Approximately 15 kilometers from the city of Valencia is the Volcán de Lodo Predio Los Volcanes which is a mud volcano located in the Vereda El Polo in the municipality of Valencia, Córdoba. The volcano is recognized as an Alto Valor de Conservación (High Conservation Value) site by Reforestadora del Sinú. The volcano is a tourist attraction because of the purported health benefits of the mineral baths in the pools associated with this mud volcano.

===Hydrography===
Valencia is in a region with a flat and fertile landscape, which is heavily influenced by the Sinú River basin. The Sinú River is the primary hydrographic feature of the area, serving as an important waterway that flows northward through the department and into the Caribbean Sea. While Valencia itself is not directly on the coast, its location is part of the broader Caribbean hydrographic region. The city's surroundings are characterized by extensive plains and lowlands, which include significant wetlands and marshlands, such as those within the broader Depresión Momposina, which is a floodplain region. These bodies of water are important to the local economy, supporting agriculture and are a foundation for the region's diverse ecosystems.

===Climate===
Valencia has a tropical savanna climate, characterized by generally hot and humid weather throughout the year. Temperatures typically range from a low of 74°F (23°C) to a high of 93°F (34°C). The hottest period occurs from February to April, while the coolest temperatures are in July to early December.

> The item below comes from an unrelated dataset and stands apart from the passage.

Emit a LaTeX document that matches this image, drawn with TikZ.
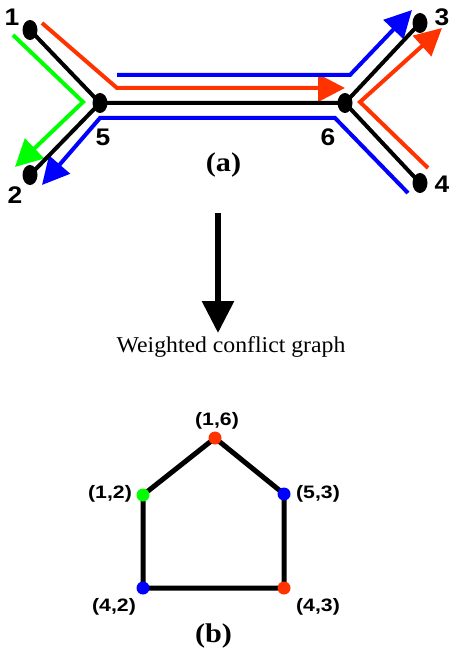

The climate includes wet and dry seasons. The city receives the majority of its rainfall from late May to early December, with July being the wettest month. In contrast, the driest season is from December to May. Due to this climate, the sky is often overcast or partly cloudy year-round, contributing to a feeling of consistently high humidity.

==Municipal government==
Valencia is governed by a municipal structure that is led by an alcalde (mayor) as its chief executive and a Concejo Municipal (Municipal Council) as its legislative body. The mayor is responsible for leading the administration and implementing policies for the entire municipality, while the council, composed of elected officials, is responsible for creating and approving local laws and the municipal budget. This dual structure ensures that both executive and legislative powers are in place to govern the urban center and its surrounding rural districts (corregimientos).

The urban center of Valencia consists of approximately 23 barrios (neighborhoods), each of which has its own Junta de Acción Comunal (Community Action Board). These boards are elected by residents to serve as a link between the neighborhood and the municipal government. They are not a separate form of government, but instead are a means of community participation, allowing citizens to advocate for local projects and services directly to the mayor and city council. Examples of Valencia's barrios are Alfonso López, Bijagual, and El Rosario.

The corregimientos surrounding Valencia are the rural districts that extend from the urban center, constituting the majority of the municipality's territory. These areas are primarily agricultural, characterized by plains and a landscape shaped by the Sinú River basin. The corregimientos are communities with a rich agrarian culture and local traditions. Some examples of these districts are Jaraguay, Las Nubes, and El Reposo. The municipal government of Valencia has direct administrative responsibility for its surrounding corregimientos. This includes duties such as providing essential public services, managing infrastructure projects, and overseeing development. The mayor is the chief executive for the entire territory, and a representative appointed by the mayor, known as a corregidor, is responsible for administering the corregimiento on behalf of the municipal government.

==History==
In the early 20th century, a group of explorers departed from the city of Montería to the upper part of the Sinú River, navigating the river for access. The leaders of the explorers included Catalino Rulfo, Ambrosio Ibarra, and Daniel Berrio. During their exploration, they established settlements, and some of these became permanent. Valencia was among these, the name referring to the Spanish city of Valencia, which at the time was popularized in a song by Julio Pacheco.

==Demographics==
Based on the 2015 population estimates for the municipality of Valencia, the total population was estimated to be 42,971 people. The population is split between the urban center and the surrounding rural areas, with the majority of residents living outside the town proper. Valencia proper had a population of 15,601 people. The much larger figure of 27,370 people resided in the surrounding rural areas of the municipality. The population is approximately 52% male.